Matt: What about the broader disruption to white-collar work? A lot of it turns out to be white-collar manual labor.
Richard: I think it’ll be looked back on in almost disgust by grandchildren. With trading, you don’t understand the human mind or intelligence if you think you can go out for breakfast at the St. Regis in New York, have coffee, and then on your way walking to work you’re like, “I should buy NVIDIA.” And then you go and buy it. It’s crazy that you have no information, except kind of the sort of amorphous blob of human thought.
Matt: But that’s not just the retail trader. You’re talking about hedge fund managers doing the same thing.
Richard: I’m worried more that it’s actually hedge fund managers who would be that person having coffee at the St. Regis, and they’d buy $100 million of NVIDIA based on their vibes. And you’re like, you know there’s 2,000 dimensions of data that Numerai has?
Matt: The majority of money managers underperform the benchmark.

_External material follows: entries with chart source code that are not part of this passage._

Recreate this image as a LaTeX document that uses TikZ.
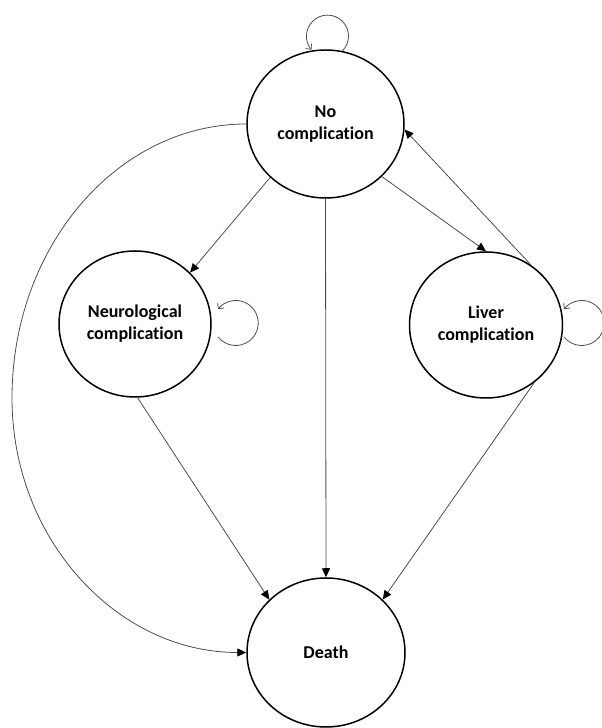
\documentclass[tikz,border=0pt]{standalone}
\usepackage{fontspec}
\setmainfont{Carlito}[Ligatures=NoCommon]
\usetikzlibrary{arrows.meta,shapes.geometric}
\definecolor{linegray}{HTML}{4D4D4D}
\begin{document}
\begin{tikzpicture}[x=1pt,y=1pt,
  state/.style={ellipse, draw=black, line width=1.5pt, fill=white, inner sep=0pt,
    align=center, font=\fontsize{18}{22}\selectfont\bfseries},
  conn/.style={draw=linegray, line width=0.8pt, -{Triangle[length=9pt,width=8pt,color=black]}},
  selfloop/.style={draw=linegray, line width=0.8pt, -{Straight Barb[length=4pt,width=8pt]}}]
\useasboundingbox (0,0) rectangle (602,728);

% states
\node[state, minimum width=157pt, minimum height=148pt] (nc) at (325.5,604) {No\\complication};
\node[state, minimum width=152pt, minimum height=146pt] (neuro) at (135,404) {Neurological\\complication};
\node[state, minimum width=153pt, minimum height=146pt] (liver) at (486,403) {Liver\\complication};
\node[state, minimum width=158pt, minimum height=149pt] (death) at (326,75.5) {Death};

% self transitions
\draw[selfloop] (nc.77) arc[start angle=-45, end angle=220, radius=21];
\coordinate (neuroloop) at ([xshift=24pt,yshift=1pt]neuro.east);
\draw[selfloop] (neuroloop) ++(-142:22.5) arc[start angle=-142, end angle=142, radius=22.5];
\coordinate (liverloop) at ([xshift=18.5pt,yshift=2pt]liver.east);
\draw[selfloop] (liverloop) ++(-142:22.5) arc[start angle=-142, end angle=142, radius=22.5];

% transitions between states
\draw[conn] (nc.224) -- (neuro.43);
\draw[conn] (nc.south) -- (death.north);
\draw[conn] (nc.-43) -- (liver.north);
\draw[conn] (liver.53) -- (nc.-4);
\draw[conn] (neuro.-88) -- (death.137);
\draw[conn] (liver.-50) -- (death.43);

% direct route to death round the left side
\coordinate (farleft) at (12,330);
\draw[conn] (nc.west) .. controls (117,604) and (12,481) .. (farleft)
  .. controls (12,189) and (117,75.5) .. (death.west);
\end{tikzpicture}
\end{document}
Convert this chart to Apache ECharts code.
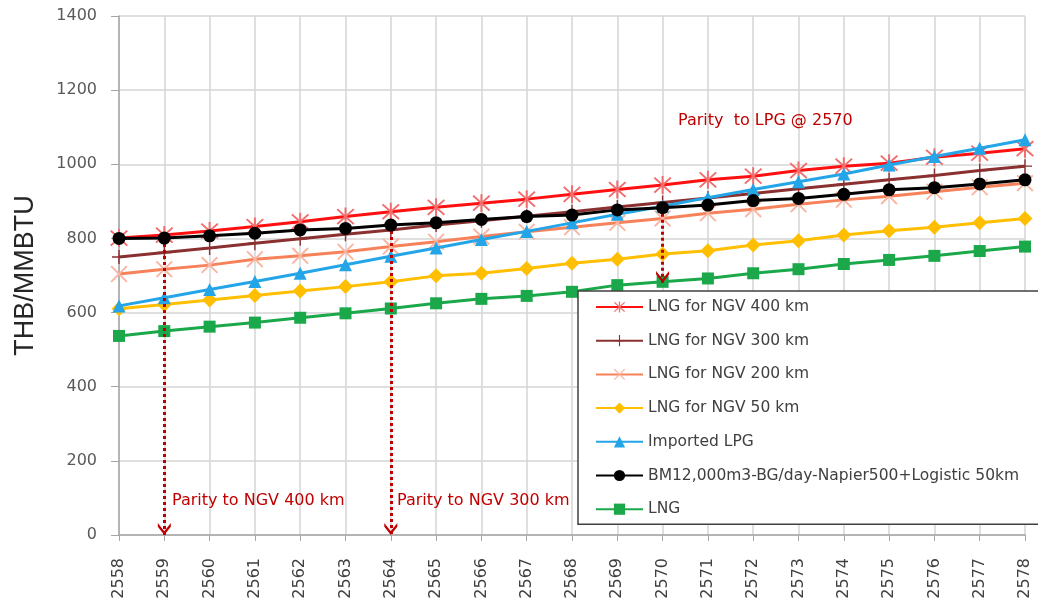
<!DOCTYPE html>
<html><head><meta charset="utf-8">
<script src="https://cdn.jsdelivr.net/npm/echarts@6/dist/echarts.min.js"></script>
<style>html,body{margin:0;padding:0;background:#fff}#c{width:1038px;height:603px}</style>
</head><body><div id="c"></div>
<script>
const years = ['2558','2559','2560','2561','2562','2563','2564','2565','2566','2567','2568','2569','2570','2571','2572','2573','2574','2575','2576','2577','2578'];
const lng400 = [801,809,820,832,845,859,872,884,895,906,919,932,944,958,968,983,995,1003,1019,1030,1042];
const lng300 = [750,762,774,787,799,811,823,836,848,860,872,885,897,909,921,934,946,958,970,983,995];
const lng200 = [704,717,728,744,753,764,778,791,805,818,830,842,854,868,879,892,904,914,926,938,949];
const lng50  = [610,622,634,646,658,670,683,699,706,719,733,744,758,767,782,794,809,821,830,842,854];
const lpg    = [618,640,662,684,706,729,752,774,797,819,842,865,887,910,932,953,974,998,1021,1043,1066];
const bm     = [800,801,807,814,823,827,836,842,851,859,863,877,883,890,902,908,919,931,937,947,958];
const lng    = [537,550,562,573,586,598,611,625,637,645,656,674,683,692,706,717,731,742,753,766,778];
const yTicks = [0,200,400,600,800,1000,1200,1400];
const arrowYears = ['2559','2564','2570'];
const arrowTo = [0, 0, 680];
const names = ['LNG for NGV 400 km','LNG for NGV 300 km','LNG for NGV 200 km','LNG for NGV 50 km','Imported LPG','BM12,000m3-BG/day-Napier500+Logistic 50km','LNG'];
const notes = ['Parity  to LPG @ 2570','Parity to NGV 400 km','Parity to NGV 300 km'];

const starPath = 'path://M9,0L11,0L11,20L9,20Z M1,2.4L2.4,1L19,17.6L17.6,19Z M17.6,1L19,2.4L2.4,19L1,17.6Z';
const plusPath = 'path://M9,0L11,0L11,20L9,20Z M0,9L20,9L20,11L0,11Z';
const xPath = 'path://M1,2.4L2.4,1L19,17.6L17.6,19Z M17.6,1L19,2.4L2.4,19L1,17.6Z';
// chevron whose tip sits at the symbol centre (tiny dot balances the bounding box)
const chevron = 'path://M0,8L5,0L10,8L10,11.5L5,3.5L0,11.5Z M5,-11.5L5.02,-11.5L5,-11.48Z';

const font = 'DejaVu Sans';
function ser(name, data, color, symbol, size, symColor, z) {
  return {
    name, type: 'line', data, symbol, symbolSize: size, z: z,
    lineStyle: { color, width: 3 },
    itemStyle: { color: symColor || color, borderWidth: 0 },
    emphasis: { disabled: true }, animation: false
  };
}
const arrowData = arrowYears.map((y, i) => [
  { coord: [y, bm[years.indexOf(y)]] },
  { coord: [y, arrowTo[i]] }
]);
const bmSeries = ser(names[5], bm, '#000000', 'circle', 13, '#000000', 6);
bmSeries.markLine = {
  silent: true, symbol: ['none', chevron], symbolSize: [13, 24],
  lineStyle: { color: '#c00000', width: 3, type: [3, 3] },
  label: { show: false }, animation: false, data: arrowData
};

const chart = echarts.init(document.getElementById('c'));
chart.setOption({
  animation: false,
  backgroundColor: '#fff',
  grid: { left: 119, right: 13, top: 16, bottom: 68, containLabel: false },
  xAxis: {
    type: 'category', data: years, boundaryGap: false,
    axisLine: { lineStyle: { color: '#a6a6a6', width: 1.5 } },
    axisTick: { show: true, length: 6, alignWithLabel: true, lineStyle: { color: '#a6a6a6' } },
    axisLabel: { rotate: 90, fontFamily: font, fontSize: 16, color: '#404040', margin: 23, interval: 0 },
    splitLine: { show: true, lineStyle: { color: '#d4d4d4', width: 1.5 } }
  },
  yAxis: {
    type: 'value', min: 0, max: 1400, interval: 200,
    name: 'THB/MMBTU', nameLocation: 'middle', nameGap: 80,
    nameTextStyle: { fontFamily: 'Liberation Sans', fontSize: 27, color: '#262626' },
    axisLine: { show: true, lineStyle: { color: '#a6a6a6', width: 1.5 } },
    axisTick: { show: true, length: 8, lineStyle: { color: '#a6a6a6' } },
    axisLabel: { fontFamily: font, fontSize: 16, color: '#595959', margin: 22,
      formatter: v => yTicks.includes(v) ? String(v) : '' },
    splitLine: { show: true, lineStyle: { color: '#d4d4d4', width: 1.5 } }
  },
  legend: {
    orient: 'vertical', left: 578, top: 291,
    padding: [8, 80, 7, 17], itemGap: 17.7, itemWidth: 47, itemHeight: 14,
    backgroundColor: '#fff', borderColor: '#404040', borderWidth: 1.5, borderRadius: 0,
    textStyle: { fontFamily: font, fontSize: 15.5, color: '#404040' },
    data: names, selectedMode: false
  },
  series: [
    ser(names[0], lng400, '#ff1010', starPath, 18, '#f26d6d', 3),
    ser(names[1], lng300, '#8b3030', plusPath, 14, '#8b3030', 2),
    ser(names[2], lng200, '#f7825a', xPath, 17, '#fab4a0', 2),
    ser(names[3], lng50, '#ffbf00', 'diamond', 15, '#ffbf00', 2),
    ser(names[4], lpg, '#24a5e8', 'triangle', 13, '#24a5e8', 4),
    bmSeries,
    ser(names[6], lng, '#1aa84a', 'rect', 12, '#1aa84a', 2)
  ],
  graphic: [
    { type: 'text', left: 678, top: 113, z: 10, style: { text: notes[0], fill: '#c00000', font: '16px "DejaVu Sans"' } },
    { type: 'text', left: 172, top: 493, z: 10, style: { text: notes[1], fill: '#c00000', font: '16px "DejaVu Sans"' } },
    { type: 'text', left: 397, top: 493, z: 10, style: { text: notes[2], fill: '#c00000', font: '16px "DejaVu Sans"' } }
  ]
});
</script></body></html>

Richard: At what point do you realize you had a lucky call, and it had nothing to do with you in some way? It was just an apparition in your mind? We’re very vulnerable to that type of thing.
Matt: Everyone on Wall Street wants to be the smart guy.
Richard: I’m not the smart guy, but I made a website to be friends with all the smart people.
An earlier version of this interview misspelled NumerCon.